▽

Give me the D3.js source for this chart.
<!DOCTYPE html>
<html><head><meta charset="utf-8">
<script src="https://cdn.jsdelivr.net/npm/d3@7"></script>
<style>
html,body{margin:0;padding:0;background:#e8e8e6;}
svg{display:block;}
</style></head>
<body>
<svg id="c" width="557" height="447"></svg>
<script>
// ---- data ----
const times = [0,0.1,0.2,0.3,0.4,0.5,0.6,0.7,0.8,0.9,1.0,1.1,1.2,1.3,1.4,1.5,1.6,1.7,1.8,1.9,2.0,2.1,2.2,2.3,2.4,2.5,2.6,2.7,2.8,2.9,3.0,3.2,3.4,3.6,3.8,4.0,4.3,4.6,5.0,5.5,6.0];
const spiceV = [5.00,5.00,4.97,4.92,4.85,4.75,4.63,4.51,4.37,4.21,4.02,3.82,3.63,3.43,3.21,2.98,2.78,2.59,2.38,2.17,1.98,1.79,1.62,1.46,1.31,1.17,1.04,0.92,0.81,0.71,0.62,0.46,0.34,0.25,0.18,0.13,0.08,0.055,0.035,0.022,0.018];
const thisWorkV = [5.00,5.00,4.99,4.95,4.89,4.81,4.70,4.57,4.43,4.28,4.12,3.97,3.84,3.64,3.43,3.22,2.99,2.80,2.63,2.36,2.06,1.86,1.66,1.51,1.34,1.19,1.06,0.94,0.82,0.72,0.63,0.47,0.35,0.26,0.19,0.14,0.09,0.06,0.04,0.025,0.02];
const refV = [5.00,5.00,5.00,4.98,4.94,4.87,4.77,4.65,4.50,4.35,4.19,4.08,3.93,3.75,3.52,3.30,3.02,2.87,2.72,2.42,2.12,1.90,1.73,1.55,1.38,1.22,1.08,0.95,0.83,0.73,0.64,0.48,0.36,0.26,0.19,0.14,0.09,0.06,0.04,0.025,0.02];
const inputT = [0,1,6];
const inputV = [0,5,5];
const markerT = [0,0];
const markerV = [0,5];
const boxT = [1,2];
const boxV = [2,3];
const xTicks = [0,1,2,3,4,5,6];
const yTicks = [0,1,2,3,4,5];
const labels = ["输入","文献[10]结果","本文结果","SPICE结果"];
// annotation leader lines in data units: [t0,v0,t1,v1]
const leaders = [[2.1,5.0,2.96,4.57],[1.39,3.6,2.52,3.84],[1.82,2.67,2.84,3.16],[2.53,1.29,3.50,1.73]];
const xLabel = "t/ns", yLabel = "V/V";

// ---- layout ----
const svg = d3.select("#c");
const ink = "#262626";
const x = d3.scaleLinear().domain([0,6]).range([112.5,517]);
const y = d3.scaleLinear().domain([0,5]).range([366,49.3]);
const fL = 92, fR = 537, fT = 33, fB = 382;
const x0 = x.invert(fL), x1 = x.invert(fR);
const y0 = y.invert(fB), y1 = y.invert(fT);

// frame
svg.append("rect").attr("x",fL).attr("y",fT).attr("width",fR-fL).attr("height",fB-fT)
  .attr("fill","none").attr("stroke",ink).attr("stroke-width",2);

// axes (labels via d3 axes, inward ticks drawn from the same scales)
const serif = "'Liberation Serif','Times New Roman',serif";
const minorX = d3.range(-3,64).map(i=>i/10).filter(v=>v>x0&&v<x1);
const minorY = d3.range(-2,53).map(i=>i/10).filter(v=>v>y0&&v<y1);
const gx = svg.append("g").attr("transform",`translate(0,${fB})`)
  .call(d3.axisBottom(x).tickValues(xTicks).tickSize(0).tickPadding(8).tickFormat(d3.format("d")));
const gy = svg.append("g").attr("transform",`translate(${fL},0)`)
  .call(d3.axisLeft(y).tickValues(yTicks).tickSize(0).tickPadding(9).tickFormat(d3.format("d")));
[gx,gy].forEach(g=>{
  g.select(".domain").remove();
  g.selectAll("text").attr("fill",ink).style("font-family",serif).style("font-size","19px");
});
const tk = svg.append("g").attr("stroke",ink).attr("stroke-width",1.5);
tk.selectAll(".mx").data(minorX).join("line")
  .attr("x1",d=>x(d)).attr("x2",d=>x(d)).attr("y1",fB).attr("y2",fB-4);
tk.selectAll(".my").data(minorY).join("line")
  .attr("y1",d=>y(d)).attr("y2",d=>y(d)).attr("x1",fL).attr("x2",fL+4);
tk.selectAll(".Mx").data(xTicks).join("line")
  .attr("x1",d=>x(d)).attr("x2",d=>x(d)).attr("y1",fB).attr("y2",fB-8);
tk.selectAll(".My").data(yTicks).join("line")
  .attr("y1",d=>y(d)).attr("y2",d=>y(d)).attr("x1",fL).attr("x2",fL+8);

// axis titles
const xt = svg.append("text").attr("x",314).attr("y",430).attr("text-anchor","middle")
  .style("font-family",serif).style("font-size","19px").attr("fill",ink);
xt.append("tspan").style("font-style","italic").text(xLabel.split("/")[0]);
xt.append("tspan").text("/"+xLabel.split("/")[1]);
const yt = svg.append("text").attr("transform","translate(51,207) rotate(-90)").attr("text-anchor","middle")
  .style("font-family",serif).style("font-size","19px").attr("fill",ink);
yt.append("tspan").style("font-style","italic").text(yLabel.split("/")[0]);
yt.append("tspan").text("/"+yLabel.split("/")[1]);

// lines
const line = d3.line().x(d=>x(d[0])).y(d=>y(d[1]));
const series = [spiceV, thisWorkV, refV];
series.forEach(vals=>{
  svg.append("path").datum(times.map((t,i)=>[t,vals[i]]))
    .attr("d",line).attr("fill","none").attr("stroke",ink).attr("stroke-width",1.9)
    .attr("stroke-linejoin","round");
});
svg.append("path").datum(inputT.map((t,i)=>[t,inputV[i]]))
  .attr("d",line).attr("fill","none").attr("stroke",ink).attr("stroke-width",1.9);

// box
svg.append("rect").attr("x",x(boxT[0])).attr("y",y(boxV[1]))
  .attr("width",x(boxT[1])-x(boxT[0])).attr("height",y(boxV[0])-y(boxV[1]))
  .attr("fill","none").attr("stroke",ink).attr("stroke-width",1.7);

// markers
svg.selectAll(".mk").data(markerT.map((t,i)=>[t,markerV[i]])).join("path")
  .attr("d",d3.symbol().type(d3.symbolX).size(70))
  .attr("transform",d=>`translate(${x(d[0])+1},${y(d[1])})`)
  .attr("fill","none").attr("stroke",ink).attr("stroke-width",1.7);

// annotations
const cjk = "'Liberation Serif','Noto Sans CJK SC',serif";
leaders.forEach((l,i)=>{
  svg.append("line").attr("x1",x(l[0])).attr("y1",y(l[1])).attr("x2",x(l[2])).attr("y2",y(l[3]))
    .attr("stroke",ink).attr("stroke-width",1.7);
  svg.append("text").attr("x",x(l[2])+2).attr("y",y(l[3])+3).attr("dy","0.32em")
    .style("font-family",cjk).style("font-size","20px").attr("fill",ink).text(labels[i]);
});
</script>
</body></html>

△

What you need to do:
Make an exact copy of the data above.

Finished exercise:
Give me the D3.js source for this chart.
<!DOCTYPE html>
<html><head><meta charset="utf-8">
<script src="https://cdn.jsdelivr.net/npm/d3@7"></script>
<style>
html,body{margin:0;padding:0;background:#e8e8e6;}
svg{display:block;}
</style></head>
<body>
<svg id="c" width="557" height="447"></svg>
<script>
// ---- data ----
const times = [0,0.1,0.2,0.3,0.4,0.5,0.6,0.7,0.8,0.9,1.0,1.1,1.2,1.3,1.4,1.5,1.6,1.7,1.8,1.9,2.0,2.1,2.2,2.3,2.4,2.5,2.6,2.7,2.8,2.9,3.0,3.2,3.4,3.6,3.8,4.0,4.3,4.6,5.0,5.5,6.0];
const spiceV = [5.00,5.00,4.97,4.92,4.85,4.75,4.63,4.51,4.37,4.21,4.02,3.82,3.63,3.43,3.21,2.98,2.78,2.59,2.38,2.17,1.98,1.79,1.62,1.46,1.31,1.17,1.04,0.92,0.81,0.71,0.62,0.46,0.34,0.25,0.18,0.13,0.08,0.055,0.035,0.022,0.018];
const thisWorkV = [5.00,5.00,4.99,4.95,4.89,4.81,4.70,4.57,4.43,4.28,4.12,3.97,3.84,3.64,3.43,3.22,2.99,2.80,2.63,2.36,2.06,1.86,1.66,1.51,1.34,1.19,1.06,0.94,0.82,0.72,0.63,0.47,0.35,0.26,0.19,0.14,0.09,0.06,0.04,0.025,0.02];
const refV = [5.00,5.00,5.00,4.98,4.94,4.87,4.77,4.65,4.50,4.35,4.19,4.08,3.93,3.75,3.52,3.30,3.02,2.87,2.72,2.42,2.12,1.90,1.73,1.55,1.38,1.22,1.08,0.95,0.83,0.73,0.64,0.48,0.36,0.26,0.19,0.14,0.09,0.06,0.04,0.025,0.02];
const inputT = [0,1,6];
const inputV = [0,5,5];
const markerT = [0,0];
const markerV = [0,5];
const boxT = [1,2];
const boxV = [2,3];
const xTicks = [0,1,2,3,4,5,6];
const yTicks = [0,1,2,3,4,5];
const labels = ["输入","文献[10]结果","本文结果","SPICE结果"];
// annotation leader lines in data units: [t0,v0,t1,v1]
const leaders = [[2.1,5.0,2.96,4.57],[1.39,3.6,2.52,3.84],[1.82,2.67,2.84,3.16],[2.53,1.29,3.50,1.73]];
const xLabel = "t/ns", yLabel = "V/V";

// ---- layout ----
const svg = d3.select("#c");
const ink = "#262626";
const x = d3.scaleLinear().domain([0,6]).range([112.5,517]);
const y = d3.scaleLinear().domain([0,5]).range([366,49.3]);
const fL = 92, fR = 537, fT = 33, fB = 382;
const x0 = x.invert(fL), x1 = x.invert(fR);
const y0 = y.invert(fB), y1 = y.invert(fT);

// frame
svg.append("rect").attr("x",fL).attr("y",fT).attr("width",fR-fL).attr("height",fB-fT)
  .attr("fill","none").attr("stroke",ink).attr("stroke-width",2);

// axes (labels via d3 axes, inward ticks drawn from the same scales)
const serif = "'Liberation Serif','Times New Roman',serif";
const minorX = d3.range(-3,64).map(i=>i/10).filter(v=>v>x0&&v<x1);
const minorY = d3.range(-2,53).map(i=>i/10).filter(v=>v>y0&&v<y1);
const gx = svg.append("g").attr("transform",`translate(0,${fB})`)
  .call(d3.axisBottom(x).tickValues(xTicks).tickSize(0).tickPadding(8).tickFormat(d3.format("d")));
const gy = svg.append("g").attr("transform",`translate(${fL},0)`)
  .call(d3.axisLeft(y).tickValues(yTicks).tickSize(0).tickPadding(9).tickFormat(d3.format("d")));
[gx,gy].forEach(g=>{
  g.select(".domain").remove();
  g.selectAll("text").attr("fill",ink).style("font-family",serif).style("font-size","19px");
});
const tk = svg.append("g").attr("stroke",ink).attr("stroke-width",1.5);
tk.selectAll(".mx").data(minorX).join("line")
  .attr("x1",d=>x(d)).attr("x2",d=>x(d)).attr("y1",fB).attr("y2",fB-4);
tk.selectAll(".my").data(minorY).join("line")
  .attr("y1",d=>y(d)).attr("y2",d=>y(d)).attr("x1",fL).attr("x2",fL+4);
tk.selectAll(".Mx").data(xTicks).join("line")
  .attr("x1",d=>x(d)).attr("x2",d=>x(d)).attr("y1",fB).attr("y2",fB-8);
tk.selectAll(".My").data(yTicks).join("line")
  .attr("y1",d=>y(d)).attr("y2",d=>y(d)).attr("x1",fL).attr("x2",fL+8);

// axis titles
const xt = svg.append("text").attr("x",314).attr("y",430).attr("text-anchor","middle")
  .style("font-family",serif).style("font-size","19px").attr("fill",ink);
xt.append("tspan").style("font-style","italic").text(xLabel.split("/")[0]);
xt.append("tspan").text("/"+xLabel.split("/")[1]);
const yt = svg.append("text").attr("transform","translate(51,207) rotate(-90)").attr("text-anchor","middle")
  .style("font-family",serif).style("font-size","19px").attr("fill",ink);
yt.append("tspan").style("font-style","italic").text(yLabel.split("/")[0]);
yt.append("tspan").text("/"+yLabel.split("/")[1]);

// lines
const line = d3.line().x(d=>x(d[0])).y(d=>y(d[1]));
const series = [spiceV, thisWorkV, refV];
series.forEach(vals=>{
  svg.append("path").datum(times.map((t,i)=>[t,vals[i]]))
    .attr("d",line).attr("fill","none").attr("stroke",ink).attr("stroke-width",1.9)
    .attr("stroke-linejoin","round");
});
svg.append("path").datum(inputT.map((t,i)=>[t,inputV[i]]))
  .attr("d",line).attr("fill","none").attr("stroke",ink).attr("stroke-width",1.9);

// box
svg.append("rect").attr("x",x(boxT[0])).attr("y",y(boxV[1]))
  .attr("width",x(boxT[1])-x(boxT[0])).attr("height",y(boxV[0])-y(boxV[1]))
  .attr("fill","none").attr("stroke",ink).attr("stroke-width",1.7);

// markers
svg.selectAll(".mk").data(markerT.map((t,i)=>[t,markerV[i]])).join("path")
  .attr("d",d3.symbol().type(d3.symbolX).size(70))
  .attr("transform",d=>`translate(${x(d[0])+1},${y(d[1])})`)
  .attr("fill","none").attr("stroke",ink).attr("stroke-width",1.7);

// annotations
const cjk = "'Liberation Serif','Noto Sans CJK SC',serif";
leaders.forEach((l,i)=>{
  svg.append("line").attr("x1",x(l[0])).attr("y1",y(l[1])).attr("x2",x(l[2])).attr("y2",y(l[3]))
    .attr("stroke",ink).attr("stroke-width",1.7);
  svg.append("text").attr("x",x(l[2])+2).attr("y",y(l[3])+3).attr("dy","0.32em")
    .style("font-family",cjk).style("font-size","20px").attr("fill",ink).text(labels[i]);
});
</script>
</body></html>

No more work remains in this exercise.